Figure scripts
★ ★ ★ ★

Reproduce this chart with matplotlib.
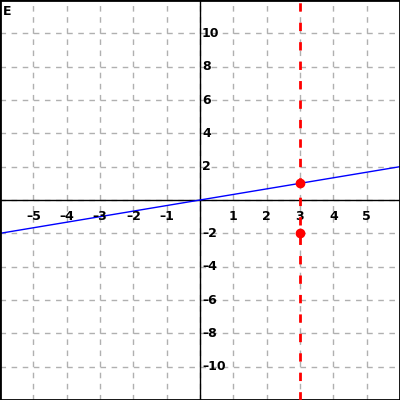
import numpy as np
import matplotlib
matplotlib.use('Agg')
import matplotlib.pyplot as plt

# dados
x_ticks = [-5, -4, -3, -2, -1, 1, 2, 3, 4, 5]
y_ticks = [-10, -8, -6, -4, -2, 2, 4, 6, 8, 10]
slope = 1 / 3
line_x = [-6, 6]
vline_x = 3
points_x = [3, 3]
points_y = [1, -2]

fig = plt.figure(figsize=(4, 4), dpi=100)
ax = fig.add_axes([0, 0, 1, 1])
ax.set_xlim(-6, 6)
ax.set_ylim(-12, 12)
ax.set_xticks([])
ax.set_yticks([])

# grade tracejada
for gx in range(-5, 6):
    ax.axvline(gx, color='#b0b0b0', lw=1, ls=(0, (4, 4)), zorder=0)
for gy in range(-10, 12, 2):
    ax.axhline(gy, color='#b0b0b0', lw=1, ls=(0, (4, 4)), zorder=0)

ax.axhline(0, color='black', lw=1, zorder=1)
ax.axvline(0, color='black', lw=1, zorder=1)

for s in ax.spines.values():
    s.set_linewidth(2)
    s.set_color('black')

fonte = dict(family='DejaVu Sans', fontweight='bold', fontsize=9)
def rotulo(v):
    return str(v).replace('-', '\u2013')

for t in x_ticks:
    ax.text(t, -0.6, rotulo(t), ha='center', va='top', **fonte)
for t in y_ticks:
    ax.text(0.06, t, rotulo(t), ha='left', va='center', **fonte)

ax.text(-5.9, 11.7, 'E', ha='left', va='top', **fonte)

ly = [slope * v for v in line_x]
ax.plot(line_x, ly, color='blue', lw=1, zorder=2)
ax.axvline(vline_x, color='red', lw=2, ls=(0, (3, 4)), zorder=3)
ax.plot(points_x, points_y, 'o', color='red', markersize=6, zorder=4)

fig.savefig('out.png', dpi=100)
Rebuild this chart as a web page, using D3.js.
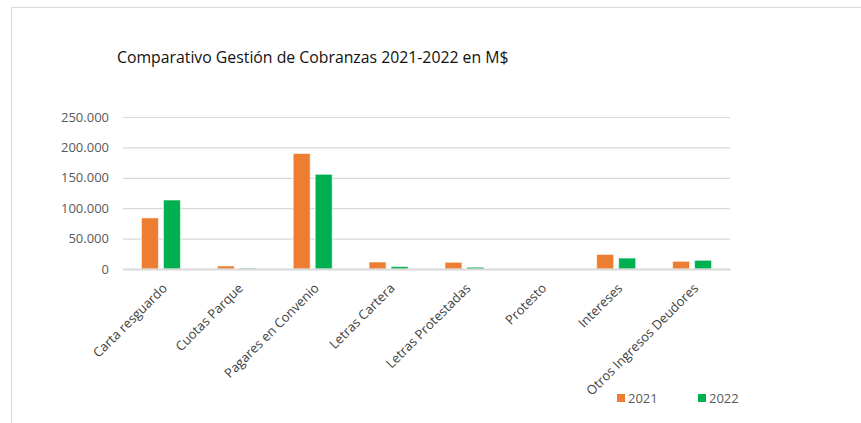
<!DOCTYPE html>
<html><head><meta charset="utf-8">
<script src="https://cdn.jsdelivr.net/npm/d3@7"></script>
<style>body{margin:0;background:#fff}svg{display:block;font-family:"Open Sans",sans-serif}</style>
</head><body><svg id="c" width="861" height="423"></svg>
<script>
const categories = ["Carta resguardo","Cuotas Parque","Pagares en Convenio","Letras Cartera","Letras Protestadas","Protesto","Intereses","Otros Ingresos Deudores"];
const series = ["2021","2022"];
const values2021 = [84000, 5000, 190000, 11500, 11000, 0, 24000, 12700];
const values2022 = [113500, 1500, 155800, 4000, 3000, 0, 18000, 14300];
const yTicks = [0, 50000, 100000, 150000, 200000, 250000];
const colors = ["#ED7D31", "#00B050"];
const title = "Comparativo Gestión de Cobranzas 2021-2022 en M$";

(function(){
const svg = d3.select("#c");
svg.append("path").attr("d","M11.5,423 V7.5 H861").attr("fill","none").attr("stroke","#d9d9d9").attr("stroke-width",1);

const mLeft = 123, mRight = 730, mTop = 117, mBottom = 269;
const x0 = d3.scaleBand().domain(categories).range([mLeft, mRight]);
const inner = 39;
const x1 = d3.scaleBand().domain(series).range([(x0.bandwidth()-inner)/2, (x0.bandwidth()+inner)/2]).paddingInner(5/22);
const y = d3.scaleLinear().domain([0, 250000]).range([mBottom, mTop]);
const fmt = v => d3.format(",")(v).replace(/,/g, ".");

svg.append("text").attr("x",117).attr("y",63).attr("font-size",15.8).attr("fill","#111").text(title);

const yAxis = svg.append("g").attr("transform",`translate(${mLeft},0)`)
  .call(d3.axisLeft(y).tickValues(yTicks).tickFormat(fmt).tickSize(-(mRight-mLeft)).tickPadding(14));
yAxis.select(".domain").remove();
yAxis.selectAll(".tick line").attr("stroke","#d9d9d9").attr("stroke-width",1.2);
yAxis.selectAll(".tick text").attr("fill","#595959").attr("font-size",13).attr("font-family","Open Sans");

const data = categories.map((c,i)=>({c, vals:[values2021[i], values2022[i]]}));
const g = svg.append("g");
data.forEach(d=>{
  d.vals.forEach((v,j)=>{
    if (v<=0) return;
    g.append("rect").attr("x", x0(d.c)+x1(series[j])).attr("width", x1.bandwidth())
      .attr("y", y(v)).attr("height", y(0)-y(v))
      .attr("fill", colors[j]).attr("stroke","#fff").attr("stroke-opacity",0.6).attr("stroke-width",1);
  });
});

const xAxis = svg.append("g").attr("transform",`translate(0,${mBottom})`)
  .call(d3.axisBottom(x0).tickSize(0).tickPadding(0));
xAxis.select(".domain").attr("stroke","#d9d9d9").attr("stroke-width",2);
xAxis.selectAll(".tick text").attr("fill","#404040").attr("font-size",13).attr("font-family","Open Sans")
  .attr("text-anchor","end").attr("dy",0).attr("y",0)
  .attr("transform","translate(7,20) rotate(-45)");

const legend = svg.append("g");
const lx = [617, 698];
series.forEach((s,j)=>{
  legend.append("rect").attr("x",lx[j]).attr("y",394).attr("width",8).attr("height",8).attr("fill",colors[j]);
  legend.append("text").attr("x",lx[j]+11).attr("y",402.5).attr("font-size",13).attr("fill","#595959").text(s);
});
})();
</script></body></html>
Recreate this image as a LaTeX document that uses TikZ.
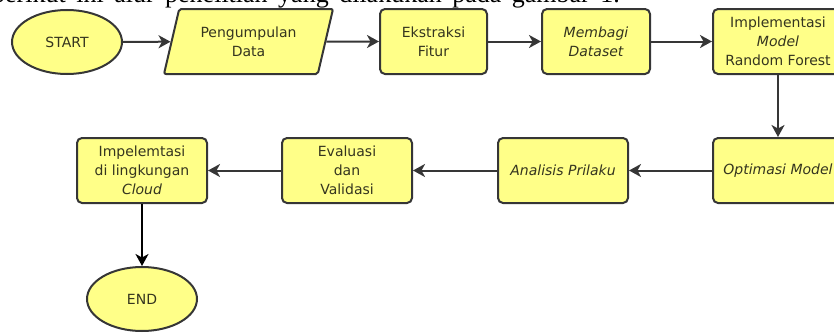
\documentclass[tikz,border=0pt]{standalone}
\usepackage{fontspec}
\setmainfont{Liberation Serif}
\newfontfamily\flowfont{DejaVu Sans}
\usetikzlibrary{arrows.meta,shapes.geometric}
\definecolor{BoxClr}{HTML}{FFFF88}
\definecolor{LineClr}{HTML}{363636}
\definecolor{TextClr}{HTML}{35351F}

\tikzset{
  flowbox/.style={draw=LineClr,line width=2pt,fill=BoxClr,rounded corners=5pt,
    minimum width=130pt,minimum height=65pt,inner sep=0pt,align=center,
    text=TextClr,font=\flowfont\fontsize{14}{19}\selectfont},
  flowend/.style={flowbox,ellipse,minimum width=110pt,minimum height=64pt},
  flowdata/.style={flowbox,trapezium,trapezium left angle=63,trapezium right angle=117,
    trapezium stretches body,rounded corners=2pt,minimum width=169pt},
  flowline/.style={draw=LineClr,line width=2pt,
    -{Stealth[length=12pt,width=13pt,inset=3.5pt]}}
}

\begin{document}
\begin{tikzpicture}[x=1pt,y=-1pt]

\useasboundingbox (0,0) rectangle (834,332);
\clip (0,0) rectangle (834,332);

% cut line of the text above
\node[anchor=base east,inner sep=0pt,font=\fontsize{26}{30}\selectfont] (caption) at (620,2)
  {\spaceskip=10.5pt\relax berikut ini alur penelitian yang dilakukan pada gambar 1.};

% top row
\node[flowend] (start) at (67,42) {START};
\node[flowdata] (data) at (248.5,41.5) {Pengumpulan\\Data};
\node[flowbox,minimum width=107pt] (fitur) at (433.5,41.5) {Ekstraksi\\Fitur};
\node[flowbox,minimum width=108pt] (split) at (596,41.5) {\itshape Membagi\\\itshape Dataset};
\node[flowbox] (model) at (778,41.5) {Implementasi\\{\itshape Model}\\Random Forest};

% bottom row
\node[flowbox] (optim) at (778,170.5) {\itshape Optimasi Model};
\node[flowbox] (analisis) at (563,170.5) {\itshape Analisis Prilaku};
\node[flowbox] (evaluasi) at (347,170.5) {Evaluasi\\dan\\Validasi};
\node[flowbox] (cloud) at (142,170.5) {Impelemtasi\\di lingkungan\\{\itshape Cloud}};
\node[flowend] (finish) at (142,299) {END};

\draw[flowline] (start) -- (data);
\draw[flowline] (data) -- (fitur);
\draw[flowline] (fitur) -- (split);
\draw[flowline] (split) -- (model);
\draw[flowline] (model) -- (optim);
\draw[flowline] (optim) -- (analisis);
\draw[flowline] (analisis) -- (evaluasi);
\draw[flowline] (evaluasi) -- (cloud);
\draw[flowline,draw=black] (cloud) -- (finish);

\end{tikzpicture}
\end{document}
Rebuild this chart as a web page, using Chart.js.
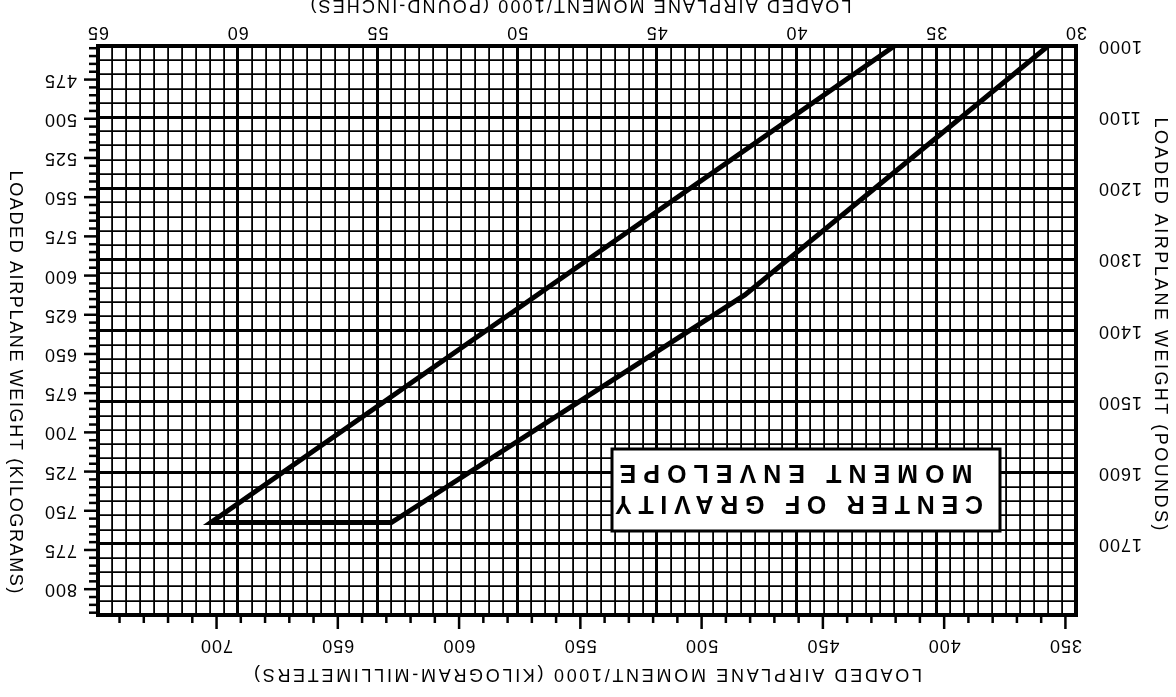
<!DOCTYPE html>
<html><head><meta charset="utf-8">
<script src="https://cdn.jsdelivr.net/npm/chart.js@4/dist/chart.umd.min.js"></script>
<style>
html,body{margin:0;padding:0;background:#fff;overflow:hidden}
#wrap{width:1176px;height:697px;transform:rotate(180deg);transform-origin:50% 50%}
canvas{display:block}
</style></head><body>
<div id="wrap"><canvas id="c" width="1176" height="697"></canvas></div>
<script>
// Envelope vertices (moment lb-in/1000, weight lb)
const momentLbIn = [31.0, 41.85, 54.5, 60.96, 36.5];
const weightLb   = [1000, 1350, 1670, 1670, 1000];
// Tick labels
const lbInTickLabels = [30, 35, 40, 45, 50, 55, 60, 65];
const kgMmTickLabels = [350, 400, 450, 500, 550, 600, 650, 700];
const lbTickLabels   = [1000, 1100, 1200, 1300, 1400, 1500, 1600, 1700];
const kgTickLabels   = [475, 500, 525, 550, 575, 600, 625, 650, 675, 700, 725, 750, 775, 800];
// Axis ranges
const lbInRange = [30, 65];
const lbRange = [1000, 1800];
const LBIN_TO_KGMM = 0.45359237 * 25.4;
const LB_TO_KG = 0.45359237;
// Texts
const titleKgMm = 'LOADED AIRPLANE MOMENT/1000 (KILOGRAM-MILLIMETERS)';
const titleLbIn = 'LOADED AIRPLANE MOMENT/1000 (POUND-INCHES)';
const titleLb = 'LOADED AIRPLANE WEIGHT (POUNDS)';
const titleKg = 'LOADED AIRPLANE WEIGHT (KILOGRAMS)';
const boxLines = ['CENTER OF GRAVITY', 'MOMENT ENVELOPE'];

const AREA = {left: 100, right: 1078, top: 82, bottom: 651};
const TICKFONT = {family: 'Liberation Sans', size: 18};

function spacedText(ctx, text, cx, cy, width, font, rot) {
  ctx.save();
  ctx.font = font;
  ctx.letterSpacing = '0px';
  const w0 = ctx.measureText(text).width;
  const ls = (width - w0) / (text.length - 1);
  ctx.letterSpacing = ls + 'px';
  ctx.translate(cx, cy);
  if (rot) ctx.rotate(rot);
  ctx.textAlign = 'left';
  ctx.textBaseline = 'middle';
  ctx.fillStyle = '#000';
  ctx.fillText(text, -width / 2, 0);
  ctx.restore();
}

const decor = {
  id: 'decor',
  beforeDraw(chart) { chart.ctx.letterSpacing = '1px'; },
  afterDraw(chart) {
    const ctx = chart.ctx;
    ctx.letterSpacing = '0px';
    const a = chart.chartArea;
    const x2 = chart.scales.x2, y2 = chart.scales.y2;
    ctx.save();
    ctx.strokeStyle = '#000';
    ctx.lineWidth = 2.5;
    for (let v = 350; v <= 740; v += 10) {
      const px = x2.getPixelForValue(v);
      const len = v % 50 === 0 ? 14 : 8;
      ctx.beginPath(); ctx.moveTo(px, a.top); ctx.lineTo(px, a.top - len); ctx.stroke();
    }
    for (let v = 455; v <= 815; v += 5) {
      const py = y2.getPixelForValue(v);
      const len = v % 25 === 0 ? 14 : 9;
      ctx.beginPath(); ctx.moveTo(a.right, py); ctx.lineTo(a.right + len, py); ctx.stroke();
    }
    ctx.lineWidth = 4;
    ctx.strokeRect(a.left, a.top, a.right - a.left, a.bottom - a.top);
    ctx.fillStyle = '#fff';
    ctx.fillRect(176, 166, 388, 82);
    ctx.lineWidth = 3;
    ctx.strokeRect(176, 166, 388, 82);
    ctx.restore();
    spacedText(ctx, boxLines[0], 377, 194, 368, 'bold 25px "Liberation Sans"');
    spacedText(ctx, boxLines[1], 380, 225, 353, 'bold 25px "Liberation Sans"');
    spacedText(ctx, titleKgMm, 588, 23, 668, '18px "Liberation Sans"');
    spacedText(ctx, titleLbIn, 595, 692, 541, '18px "Liberation Sans"');
    spacedText(ctx, titleLb, 16, 373, 413, '18px "Liberation Sans"', -Math.PI / 2);
    spacedText(ctx, titleKg, 1161, 315, 423, '18px "Liberation Sans"', -Math.PI / 2);
  }
};

const gridW = (major) => (c) => (c.tick && Math.abs(c.tick.value % major) < 1e-6 ? 3 : 1.8);

new Chart(document.getElementById('c'), {
  type: 'scatter',
  data: {
    datasets: [{
      data: momentLbIn.map((x, i) => ({x, y: weightLb[i]})),
      showLine: true,
      borderColor: '#000',
      borderWidth: 5,
      borderJoinStyle: 'miter',
      pointRadius: 0,
      fill: false,
      tension: 0
    }]
  },
  options: {
    responsive: false,
    devicePixelRatio: 1,
    animation: false,
    layout: {padding: 0},
    plugins: {legend: {display: false}, tooltip: {enabled: false}},
    scales: {
      x: {
        type: 'linear', position: 'bottom', min: lbInRange[0], max: lbInRange[1],
        border: {display: false},
        grid: {color: '#000', lineWidth: gridW(5), drawTicks: false},
        ticks: {stepSize: 0.5, autoSkip: false, maxRotation: 0, padding: 3, color: '#000', font: TICKFONT,
          callback: (v) => lbInTickLabels.includes(v) ? String(v) : ''},
        afterFit: (s) => { s.height = 697 - AREA.bottom; }
      },
      x2: {
        type: 'linear', position: 'top', min: lbInRange[0] * LBIN_TO_KGMM, max: lbInRange[1] * LBIN_TO_KGMM,
        border: {display: false},
        grid: {drawOnChartArea: false, drawTicks: false},
        ticks: {stepSize: 50, includeBounds: false, autoSkip: false, maxRotation: 0, padding: 19, color: '#000', font: TICKFONT,
          callback: (v) => kgMmTickLabels.includes(v) ? String(v) : ''},
        afterFit: (s) => { s.height = AREA.top; }
      },
      y: {
        type: 'linear', position: 'left', min: lbRange[0], max: lbRange[1],
        border: {display: false},
        grid: {color: '#000', lineWidth: gridW(100), drawTicks: false},
        ticks: {stepSize: 20, autoSkip: false, padding: 22, color: '#000', font: TICKFONT,
          callback: (v) => lbTickLabels.includes(v) ? String(v) : ''},
        afterFit: (s) => { s.width = AREA.left; }
      },
      y2: {
        type: 'linear', position: 'right', min: lbRange[0] * LB_TO_KG, max: lbRange[1] * LB_TO_KG,
        border: {display: false},
        grid: {drawOnChartArea: false, drawTicks: false},
        ticks: {stepSize: 25, includeBounds: false, autoSkip: false, padding: 21, color: '#000', font: TICKFONT,
          callback: (v) => kgTickLabels.includes(v) ? String(v) : ''},
        afterFit: (s) => { s.width = 1176 - AREA.right; }
      }
    }
  },
  plugins: [decor]
});
</script>
</body></html>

★ ★ ★ ★

→ WRITTEN REQUEST
Starting at the first line of the entries, restate word for word everything through the line that holds "import matplotlib.pyplot as plt", both ends included, but omit any pictures.

→ RESULT
Reproduce this chart with matplotlib.
import numpy as np
import matplotlib
matplotlib.use('Agg')
import matplotlib.pyplot as plt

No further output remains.